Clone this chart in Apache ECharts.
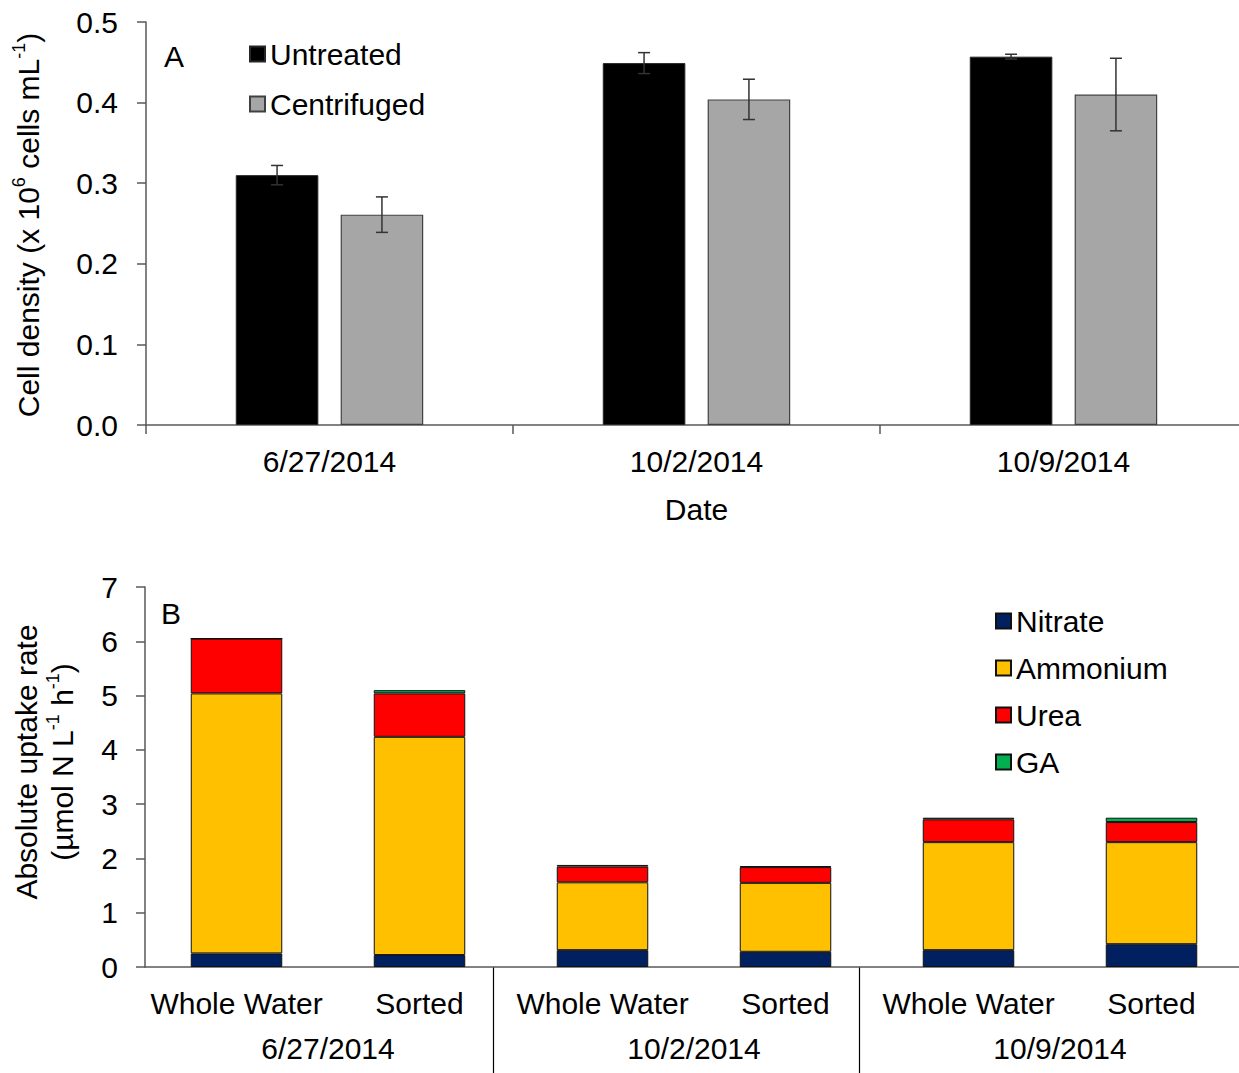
<!DOCTYPE html>
<html>
<head>
<meta charset="utf-8">
<title>Cell density and nitrogen uptake</title>
<script src="https://cdn.jsdelivr.net/npm/echarts@6/dist/echarts.min.js"></script>
<style>
  html, body { margin: 0; padding: 0; background: #fff; }
  #chart { width: 1239px; height: 1073px; }
</style>
</head>
<body>
<div id="chart"></div>
<script>
// ---- Panel A: cell density (x 10^6 cells mL^-1) ----
const dates = ['6/27/2014', '10/2/2014', '10/9/2014'];
const untreated = [0.310, 0.449, 0.457];
const untreatedErr = [0.012, 0.013, 0.003];
const centrifuged = [0.261, 0.404, 0.410];
const centrifugedErr = [0.022, 0.025, 0.045];
const cellTicks = { min: 0, max: 0.5, interval: 0.1 };

// ---- Panel B: absolute uptake rate (umol N L^-1 h^-1) ----
const treatments = ['Whole Water', 'Sorted', 'Whole Water', 'Sorted', 'Whole Water', 'Sorted'];
const nitrate = [0.25, 0.22, 0.31, 0.28, 0.31, 0.42];
const ammonium = [4.79, 4.02, 1.25, 1.27, 1.99, 1.88];
const urea = [1.01, 0.80, 0.29, 0.29, 0.42, 0.37];
const ga = [0.00, 0.06, 0.03, 0.02, 0.03, 0.08];
const uptakeTicks = { min: 0, max: 7, interval: 1 };

const FONT = '"Liberation Sans", Arial, sans-serif';
const FS = 30;
const AXIS_GREY = '#595959';
const BAR_W = 0.225;   // bar width as fraction of a date band (panel A)
const BAR_GAP = 0.27;  // gap between paired bars as fraction of bar width
const SEP_SHIFT = 0.1; // group separators sit slightly left of the band edge

const chart = echarts.init(document.getElementById('chart'), null, { renderer: 'svg' });

const errData = (vals, errs) => vals.map((v, i) => [i, v - errs[i], v + errs[i]]);

function errorBars(side) {
  return function (params, api) {
    const i = api.value(0);
    const lo = api.coord([i, api.value(1)]);
    const hi = api.coord([i, api.value(2)]);
    const band = api.size([1, 0])[0];
    const bw = band * BAR_W;
    const x = lo[0] + side * bw * (1 + BAR_GAP) / 2;
    const cap = 6;
    const st = { stroke: '#333', lineWidth: 1.5 };
    return {
      type: 'group',
      children: [
        { type: 'line', shape: { x1: x, y1: lo[1], x2: x, y2: hi[1] }, style: st },
        { type: 'line', shape: { x1: x - cap, y1: lo[1], x2: x + cap, y2: lo[1] }, style: st },
        { type: 'line', shape: { x1: x - cap, y1: hi[1], x2: x + cap, y2: hi[1] }, style: st }
      ]
    };
  };
}

const axisLineStyle = { lineStyle: { color: AXIS_GREY, width: 1.5 } };
const labelStyle = { color: '#000', fontFamily: FONT, fontSize: FS };
const supRich = {
  n: { fontFamily: FONT, fontSize: FS, color: '#000', lineHeight: 36 },
  s: { fontFamily: FONT, fontSize: 18, color: '#000', lineHeight: 36, verticalAlign: 'top' }
};
const legendText = { fontFamily: FONT, fontSize: FS, color: '#000' };

const option = {
  animation: false,
  backgroundColor: '#fff',
  textStyle: { fontFamily: FONT },
  // both plot areas run a little past the right edge of the page
  grid: [
    { left: 146, width: 1101, top: 22, height: 403, containLabel: false, outerBoundsMode: 'none' },
    { left: 145, width: 1098, top: 587, height: 380, containLabel: false, outerBoundsMode: 'none' }
  ],
  legend: [
    {
      data: ['Untreated', 'Centrifuged'],
      orient: 'vertical', left: 249, top: 39, itemGap: 20, padding: 0,
      itemWidth: 15, itemHeight: 15, icon: 'rect', textStyle: legendText
    },
    {
      data: ['Nitrate', 'Ammonium', 'Urea', 'GA'],
      orient: 'vertical', left: 995, top: 606, itemGap: 17, padding: 0,
      itemWidth: 15, itemHeight: 15, icon: 'rect', textStyle: legendText
    }
  ],
  xAxis: [
    {
      type: 'category', gridIndex: 0, data: dates,
      name: 'Date', nameLocation: 'middle', nameGap: 69,
      nameTextStyle: { fontFamily: FONT, fontSize: FS, color: '#000' },
      axisLine: axisLineStyle,
      axisTick: { show: true, length: 9, lineStyle: { color: AXIS_GREY, width: 1.5 } },
      axisLabel: Object.assign({ margin: 21 }, labelStyle)
    },
    {
      type: 'category', gridIndex: 1, data: treatments,
      axisLine: axisLineStyle,
      axisTick: { show: false },
      axisLabel: Object.assign({ margin: 21, interval: 0 }, labelStyle)
    },
    {
      type: 'category', gridIndex: 1, data: dates, position: 'bottom',
      axisLine: { show: false },
      axisTick: { show: false },
      axisLabel: Object.assign({ margin: 66, interval: 0 }, labelStyle)
    }
  ],
  yAxis: [
    {
      type: 'value', gridIndex: 0,
      min: cellTicks.min, max: cellTicks.max, interval: cellTicks.interval,
      axisLine: Object.assign({ show: true }, axisLineStyle),
      axisTick: { show: true, length: 9, lineStyle: { color: AXIS_GREY, width: 1.5 } },
      splitLine: { show: false },
      axisLabel: Object.assign({ margin: 28, formatter: v => v.toFixed(1) }, labelStyle)
    },
    {
      type: 'value', gridIndex: 1,
      min: uptakeTicks.min, max: uptakeTicks.max, interval: uptakeTicks.interval,
      axisLine: Object.assign({ show: true }, axisLineStyle),
      axisTick: { show: true, length: 9, lineStyle: { color: AXIS_GREY, width: 1.5 } },
      splitLine: { show: false },
      axisLabel: Object.assign({ margin: 27 }, labelStyle)
    }
  ],
  series: [
    {
      name: 'Untreated', type: 'bar', xAxisIndex: 0, yAxisIndex: 0,
      data: untreated, barWidth: (BAR_W * 100) + '%', barGap: (BAR_GAP * 100) + '%',
      itemStyle: { color: '#000', borderColor: '#262626', borderWidth: 1 }
    },
    {
      name: 'Centrifuged', type: 'bar', xAxisIndex: 0, yAxisIndex: 0,
      data: centrifuged, barWidth: (BAR_W * 100) + '%', barGap: (BAR_GAP * 100) + '%',
      itemStyle: { color: '#a6a6a6', borderColor: '#404040', borderWidth: 1.2 }
    },
    {
      type: 'custom', xAxisIndex: 0, yAxisIndex: 0, z: 5,
      renderItem: errorBars(-1), encode: { x: 0, y: [1, 2] },
      data: errData(untreated, untreatedErr), silent: true
    },
    {
      type: 'custom', xAxisIndex: 0, yAxisIndex: 0, z: 5,
      renderItem: errorBars(1), encode: { x: 0, y: [1, 2] },
      data: errData(centrifuged, centrifugedErr), silent: true
    },
    {
      name: 'Nitrate', type: 'bar', stack: 'n', xAxisIndex: 1, yAxisIndex: 1,
      data: nitrate, barWidth: '50%',
      itemStyle: { color: '#002060', borderColor: '#111', borderWidth: 1 }
    },
    {
      name: 'Ammonium', type: 'bar', stack: 'n', xAxisIndex: 1, yAxisIndex: 1,
      data: ammonium, barWidth: '50%',
      itemStyle: { color: '#ffc000', borderColor: '#111', borderWidth: 1 }
    },
    {
      name: 'Urea', type: 'bar', stack: 'n', xAxisIndex: 1, yAxisIndex: 1,
      data: urea, barWidth: '50%',
      itemStyle: { color: '#ff0000', borderColor: '#111', borderWidth: 1 }
    },
    {
      name: 'GA', type: 'bar', stack: 'n', xAxisIndex: 1, yAxisIndex: 1,
      data: ga, barWidth: '50%',
      itemStyle: { color: '#00b050', borderColor: '#111', borderWidth: 1 }
    }
  ],
  graphic: [
    {
      id: 'labelA', type: 'text', left: 164, top: 41,
      style: { text: 'A', fontFamily: FONT, fontSize: FS, fill: '#000' }
    },
    {
      id: 'labelB', type: 'text', left: 161, top: 598,
      style: { text: 'B', fontFamily: FONT, fontSize: FS, fill: '#000' }
    },
    {
      id: 'titleA', type: 'text', x: 28, y: 225, rotation: Math.PI / 2,
      style: {
        text: '{n|Cell density (x 10}{s|6}{n| cells mL}{s|-1}{n|)}',
        rich: supRich, align: 'center', verticalAlign: 'middle'
      }
    },
    {
      id: 'titleB', type: 'text', x: 44, y: 762, rotation: Math.PI / 2,
      style: {
        text: '{n|Absolute uptake rate}\n{n|(µmol N L}{s|-1}{n| h}{s|-1}{n|)}',
        rich: supRich, align: 'center', verticalAlign: 'middle'
      }
    }
  ]
};

chart.setOption(option);

// Group separators under the two-level category axis of panel B,
// one between each pair of date groups, running down to the page foot.
const [, yBase] = chart.convertToPixel({ xAxisIndex: 1, yAxisIndex: 1 }, [0, 0]);
const seps = [];
for (let g = 1; g < dates.length; g++) {
  const left = chart.convertToPixel({ xAxisIndex: 1 }, 2 * g - 1);
  const right = chart.convertToPixel({ xAxisIndex: 1 }, 2 * g);
  const band = right - left;
  const x = Math.round((left + right) / 2 - SEP_SHIFT * band) + 0.5;
  seps.push({
    id: 'sep' + g, type: 'line', silent: true,
    shape: { x1: x, y1: yBase, x2: x, y2: chart.getHeight() },
    style: { stroke: '#000', lineWidth: 1.2 }
  });
}
chart.setOption({ graphic: seps });
</script>
</body>
</html>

◆ ◆ ◆

Aim of the task — Would you reproduce the lines above, from the very first through the line containing "0.5, interval: 0.1", exactly and without the pictures?

Complete response —
Clone this chart in Apache ECharts.
<!DOCTYPE html>
<html>
<head>
<meta charset="utf-8">
<title>Cell density and nitrogen uptake</title>
<script src="https://cdn.jsdelivr.net/npm/echarts@6/dist/echarts.min.js"></script>
<style>
  html, body { margin: 0; padding: 0; background: #fff; }
  #chart { width: 1239px; height: 1073px; }
</style>
</head>
<body>
<div id="chart"></div>
<script>
// ---- Panel A: cell density (x 10^6 cells mL^-1) ----
const dates = ['6/27/2014', '10/2/2014', '10/9/2014'];
const untreated = [0.310, 0.449, 0.457];
const untreatedErr = [0.012, 0.013, 0.003];
const centrifuged = [0.261, 0.404, 0.410];
const centrifugedErr = [0.022, 0.025, 0.045];
const cellTicks = { min: 0, max: 0.5, interval: 0.1 };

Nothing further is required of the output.